### Dataset excerpt

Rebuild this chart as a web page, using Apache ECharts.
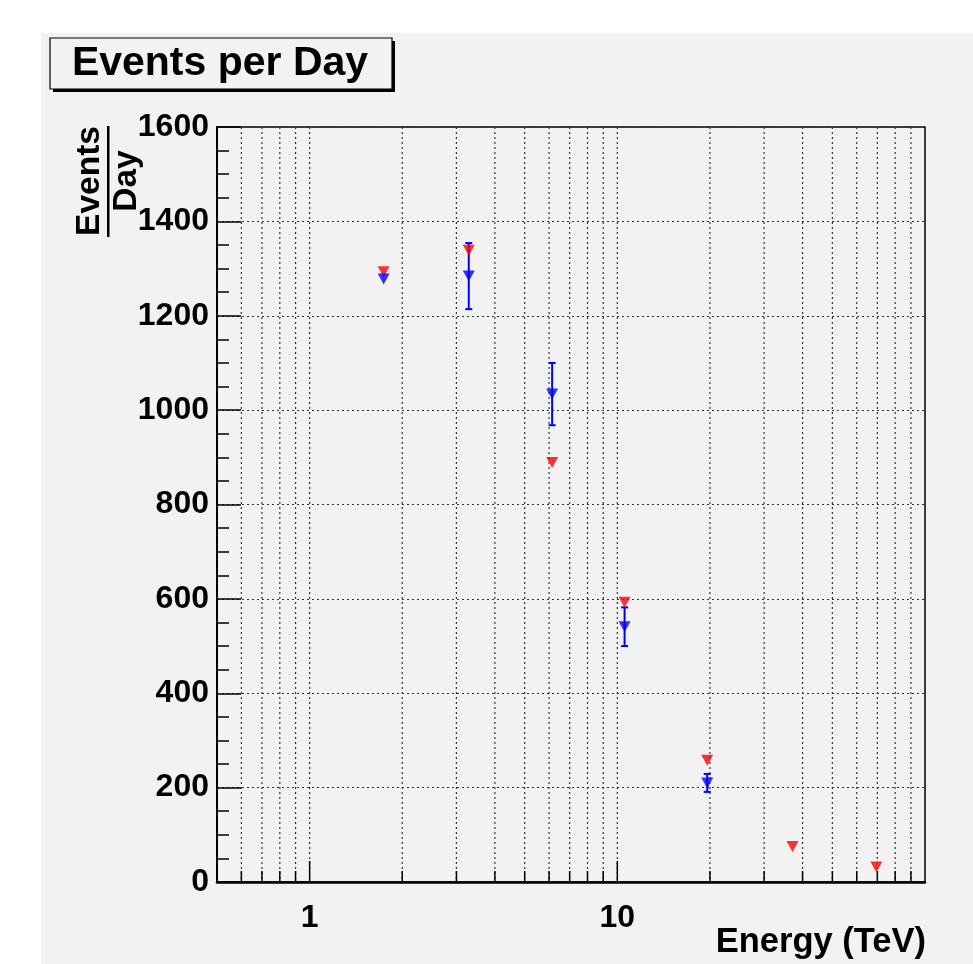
<!DOCTYPE html>
<html>
<head>
<meta charset="utf-8">
<script src="https://cdn.jsdelivr.net/npm/echarts@6/dist/echarts.min.js"></script>
<style>
html,body{margin:0;padding:0;background:#fff;}
#c{width:973px;height:964px;}
</style>
</head>
<body>
<div id="c"></div>
<script>
// ---- data ----
const energyRed = [1.74, 3.29, 6.14, 10.56, 19.6, 37.1, 69.5];
const eventsRed = [1293, 1339, 889, 593, 258, 75, 32];
const energyBlue = [1.74, 3.29, 6.14, 10.56, 19.6];
const eventsBlue = [1278, 1284, 1034, 541, 210];
const errBlue = [0, 70, 66, 41, 19];
const xLabels = [1, 10];
const xMajorTicks = [1, 10];
const xMinorTicks = [0.6, 0.7, 0.8, 0.9, 2, 3, 4, 5, 6, 7, 8, 9, 20, 30, 40, 50, 60, 70, 80, 90];
const yMin = 0, yMax = 1600, yStep = 200;
const xMin = 0.5, xMax = 100;

const FONT = '"Liberation Sans", Arial, Helvetica, sans-serif';

const chart = echarts.init(document.getElementById('c'), null, {renderer: 'canvas'});

const tickData = xMajorTicks.map(v => [v, 1]).concat(xMinorTicks.map(v => [v, 0]));

function tickRender(params, api) {
  const v = api.value(0);
  const major = api.value(1) === 1;
  const pb = api.coord([v, yMin]);
  const pt = api.coord([v, yMax]);
  const len = major ? 21 : 11;
  return {
    type: 'group',
    children: [
      {type: 'line', shape: {x1: pb[0], y1: pt[1], x2: pb[0], y2: pb[1]},
       style: {stroke: '#333', lineWidth: 1.2, lineDash: [2, 3]}},
      {type: 'line', shape: {x1: pb[0], y1: pb[1], x2: pb[0], y2: pb[1] - len},
       style: {stroke: '#000', lineWidth: 1.5}}
    ]
  };
}

function labelRender(params, api) {
  const v = api.value(0);
  const p = api.coord([v, yMin]);
  return {
    type: 'text', x: p[0], y: p[1] + 36,
    style: {text: String(xLabels[params.dataIndex]), font: 'bold 32px ' + FONT, fill: '#000', align: 'center', verticalAlign: 'middle'}
  };
}

function errRender(params, api) {
  const x = api.value(0);
  const lo = api.value(1), hi = api.value(2);
  if (hi - lo <= 0) return null;
  const a = api.coord([x, lo]);
  const b = api.coord([x, hi]);
  const c = 3.5;
  const st = {stroke: '#0000ff', lineWidth: 2};
  return {
    type: 'group',
    children: [
      {type: 'line', shape: {x1: a[0], y1: a[1], x2: b[0], y2: b[1]}, style: st},
      {type: 'line', shape: {x1: a[0] - c, y1: a[1], x2: a[0] + c, y2: a[1]}, style: st},
      {type: 'line', shape: {x1: b[0] - c, y1: b[1], x2: b[0] + c, y2: b[1]}, style: st}
    ]
  };
}

const errData = energyBlue.map((e, i) => [e, eventsBlue[i] - errBlue[i], eventsBlue[i] + errBlue[i]]);

const option = {
  animation: false,
  backgroundColor: '#ffffff',
  graphic: [
    {type: 'rect', z: -10, shape: {x: 41, y: 33, width: 932, height: 931}, style: {fill: '#f2f2f2'}, silent: true},
    {type: 'rect', z: 10, shape: {x: 53, y: 41, width: 342, height: 51}, style: {fill: '#000'}},
    {type: 'rect', z: 11, shape: {x: 50, y: 38, width: 342, height: 51}, style: {fill: '#f2f2f2', stroke: '#000', lineWidth: 1.2}},
    {type: 'text', z: 12, x: 220, y: 64, style: {text: 'Events per Day', font: 'bold 41px ' + FONT, fill: '#000', align: 'center', verticalAlign: 'middle'}},
    {type: 'text', z: 12, x: 926, y: 942, style: {text: 'Energy (TeV)', font: 'bold 34.5px ' + FONT, fill: '#000', align: 'right', verticalAlign: 'middle'}},
    {type: 'text', z: 12, x: 90, y: 181, rotation: Math.PI / 2, style: {text: 'Events', font: 'bold 33.5px ' + FONT, fill: '#000', align: 'center', verticalAlign: 'middle'}},
    {type: 'rect', z: 12, shape: {x: 107, y: 126, width: 2.5, height: 111}, style: {fill: '#000'}},
    {type: 'text', z: 12, x: 127, y: 181, rotation: Math.PI / 2, style: {text: 'Day', font: 'bold 33.5px ' + FONT, fill: '#000', align: 'center', verticalAlign: 'middle'}}
  ],
  grid: {left: 217, top: 127, right: 48, bottom: 82, show: true, borderColor: '#000', borderWidth: 1.5, backgroundColor: 'transparent'},
  xAxis: {
    type: 'log', logBase: 10, min: xMin, max: xMax,
    axisLine: {show: true, lineStyle: {color: '#000', width: 2.5}},
    axisTick: {show: false},
    splitLine: {show: false},
    minorTick: {show: false},
    axisLabel: {show: false}
  },
  yAxis: {
    type: 'value', min: yMin, max: yMax, interval: yStep,
    axisLine: {show: true, lineStyle: {color: '#000', width: 2}},
    axisTick: {show: true, inside: true, length: 24, lineStyle: {color: '#000', width: 1.5}},
    minorTick: {show: true, splitNumber: 4, length: 12, lineStyle: {color: '#000', width: 1.5}},
    splitLine: {show: true, lineStyle: {color: '#333', width: 1.2, type: [2, 3]}},
    axisLabel: {fontFamily: FONT, fontWeight: 'bold', fontSize: 32, color: '#000', margin: 8, padding: [8, 0, 0, 0],
      formatter: function (v) { return String(v); }}
  },
  series: [
    {type: 'custom', name: 'ticks', renderItem: tickRender, data: tickData, silent: true, z: 1, clip: false,
     encode: {x: 0, y: 1}},
    {type: 'custom', name: 'xlabels', renderItem: labelRender, data: xLabels.map(v => [v, yMin]), silent: true, z: 1, clip: false,
     encode: {x: 0, y: 1}},
    {type: 'custom', name: 'err', renderItem: errRender, data: errData, silent: true, z: 3,
     encode: {x: 0, y: [1, 2]}},
    {type: 'scatter', name: 'red', data: energyRed.map((e, i) => [e, eventsRed[i]]),
     symbol: 'triangle', symbolRotate: 180, symbolSize: [12, 11], itemStyle: {color: '#ff0000'}, z: 4},
    {type: 'scatter', name: 'blue', data: energyBlue.map((e, i) => [e, eventsBlue[i]]),
     symbol: 'triangle', symbolRotate: 180, symbolSize: [12, 11], itemStyle: {color: '#0000ff'}, z: 5}
  ]
};
chart.setOption(option);
</script>
</body>
</html>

### What is being asked
Restate the entire listing word for word, excluding pictures.

### Response to this exercise
Rebuild this chart as a web page, using Apache ECharts.
<!DOCTYPE html>
<html>
<head>
<meta charset="utf-8">
<script src="https://cdn.jsdelivr.net/npm/echarts@6/dist/echarts.min.js"></script>
<style>
html,body{margin:0;padding:0;background:#fff;}
#c{width:973px;height:964px;}
</style>
</head>
<body>
<div id="c"></div>
<script>
// ---- data ----
const energyRed = [1.74, 3.29, 6.14, 10.56, 19.6, 37.1, 69.5];
const eventsRed = [1293, 1339, 889, 593, 258, 75, 32];
const energyBlue = [1.74, 3.29, 6.14, 10.56, 19.6];
const eventsBlue = [1278, 1284, 1034, 541, 210];
const errBlue = [0, 70, 66, 41, 19];
const xLabels = [1, 10];
const xMajorTicks = [1, 10];
const xMinorTicks = [0.6, 0.7, 0.8, 0.9, 2, 3, 4, 5, 6, 7, 8, 9, 20, 30, 40, 50, 60, 70, 80, 90];
const yMin = 0, yMax = 1600, yStep = 200;
const xMin = 0.5, xMax = 100;

const FONT = '"Liberation Sans", Arial, Helvetica, sans-serif';

const chart = echarts.init(document.getElementById('c'), null, {renderer: 'canvas'});

const tickData = xMajorTicks.map(v => [v, 1]).concat(xMinorTicks.map(v => [v, 0]));

function tickRender(params, api) {
  const v = api.value(0);
  const major = api.value(1) === 1;
  const pb = api.coord([v, yMin]);
  const pt = api.coord([v, yMax]);
  const len = major ? 21 : 11;
  return {
    type: 'group',
    children: [
      {type: 'line', shape: {x1: pb[0], y1: pt[1], x2: pb[0], y2: pb[1]},
       style: {stroke: '#333', lineWidth: 1.2, lineDash: [2, 3]}},
      {type: 'line', shape: {x1: pb[0], y1: pb[1], x2: pb[0], y2: pb[1] - len},
       style: {stroke: '#000', lineWidth: 1.5}}
    ]
  };
}

function labelRender(params, api) {
  const v = api.value(0);
  const p = api.coord([v, yMin]);
  return {
    type: 'text', x: p[0], y: p[1] + 36,
    style: {text: String(xLabels[params.dataIndex]), font: 'bold 32px ' + FONT, fill: '#000', align: 'center', verticalAlign: 'middle'}
  };
}

function errRender(params, api) {
  const x = api.value(0);
  const lo = api.value(1), hi = api.value(2);
  if (hi - lo <= 0) return null;
  const a = api.coord([x, lo]);
  const b = api.coord([x, hi]);
  const c = 3.5;
  const st = {stroke: '#0000ff', lineWidth: 2};
  return {
    type: 'group',
    children: [
      {type: 'line', shape: {x1: a[0], y1: a[1], x2: b[0], y2: b[1]}, style: st},
      {type: 'line', shape: {x1: a[0] - c, y1: a[1], x2: a[0] + c, y2: a[1]}, style: st},
      {type: 'line', shape: {x1: b[0] - c, y1: b[1], x2: b[0] + c, y2: b[1]}, style: st}
    ]
  };
}

const errData = energyBlue.map((e, i) => [e, eventsBlue[i] - errBlue[i], eventsBlue[i] + errBlue[i]]);

const option = {
  animation: false,
  backgroundColor: '#ffffff',
  graphic: [
    {type: 'rect', z: -10, shape: {x: 41, y: 33, width: 932, height: 931}, style: {fill: '#f2f2f2'}, silent: true},
    {type: 'rect', z: 10, shape: {x: 53, y: 41, width: 342, height: 51}, style: {fill: '#000'}},
    {type: 'rect', z: 11, shape: {x: 50, y: 38, width: 342, height: 51}, style: {fill: '#f2f2f2', stroke: '#000', lineWidth: 1.2}},
    {type: 'text', z: 12, x: 220, y: 64, style: {text: 'Events per Day', font: 'bold 41px ' + FONT, fill: '#000', align: 'center', verticalAlign: 'middle'}},
    {type: 'text', z: 12, x: 926, y: 942, style: {text: 'Energy (TeV)', font: 'bold 34.5px ' + FONT, fill: '#000', align: 'right', verticalAlign: 'middle'}},
    {type: 'text', z: 12, x: 90, y: 181, rotation: Math.PI / 2, style: {text: 'Events', font: 'bold 33.5px ' + FONT, fill: '#000', align: 'center', verticalAlign: 'middle'}},
    {type: 'rect', z: 12, shape: {x: 107, y: 126, width: 2.5, height: 111}, style: {fill: '#000'}},
    {type: 'text', z: 12, x: 127, y: 181, rotation: Math.PI / 2, style: {text: 'Day', font: 'bold 33.5px ' + FONT, fill: '#000', align: 'center', verticalAlign: 'middle'}}
  ],
  grid: {left: 217, top: 127, right: 48, bottom: 82, show: true, borderColor: '#000', borderWidth: 1.5, backgroundColor: 'transparent'},
  xAxis: {
    type: 'log', logBase: 10, min: xMin, max: xMax,
    axisLine: {show: true, lineStyle: {color: '#000', width: 2.5}},
    axisTick: {show: false},
    splitLine: {show: false},
    minorTick: {show: false},
    axisLabel: {show: false}
  },
  yAxis: {
    type: 'value', min: yMin, max: yMax, interval: yStep,
    axisLine: {show: true, lineStyle: {color: '#000', width: 2}},
    axisTick: {show: true, inside: true, length: 24, lineStyle: {color: '#000', width: 1.5}},
    minorTick: {show: true, splitNumber: 4, length: 12, lineStyle: {color: '#000', width: 1.5}},
    splitLine: {show: true, lineStyle: {color: '#333', width: 1.2, type: [2, 3]}},
    axisLabel: {fontFamily: FONT, fontWeight: 'bold', fontSize: 32, color: '#000', margin: 8, padding: [8, 0, 0, 0],
      formatter: function (v) { return String(v); }}
  },
  series: [
    {type: 'custom', name: 'ticks', renderItem: tickRender, data: tickData, silent: true, z: 1, clip: false,
     encode: {x: 0, y: 1}},
    {type: 'custom', name: 'xlabels', renderItem: labelRender, data: xLabels.map(v => [v, yMin]), silent: true, z: 1, clip: false,
     encode: {x: 0, y: 1}},
    {type: 'custom', name: 'err', renderItem: errRender, data: errData, silent: true, z: 3,
     encode: {x: 0, y: [1, 2]}},
    {type: 'scatter', name: 'red', data: energyRed.map((e, i) => [e, eventsRed[i]]),
     symbol: 'triangle', symbolRotate: 180, symbolSize: [12, 11], itemStyle: {color: '#ff0000'}, z: 4},
    {type: 'scatter', name: 'blue', data: energyBlue.map((e, i) => [e, eventsBlue[i]]),
     symbol: 'triangle', symbolRotate: 180, symbolSize: [12, 11], itemStyle: {color: '#0000ff'}, z: 5}
  ]
};
chart.setOption(option);
</script>
</body>
</html>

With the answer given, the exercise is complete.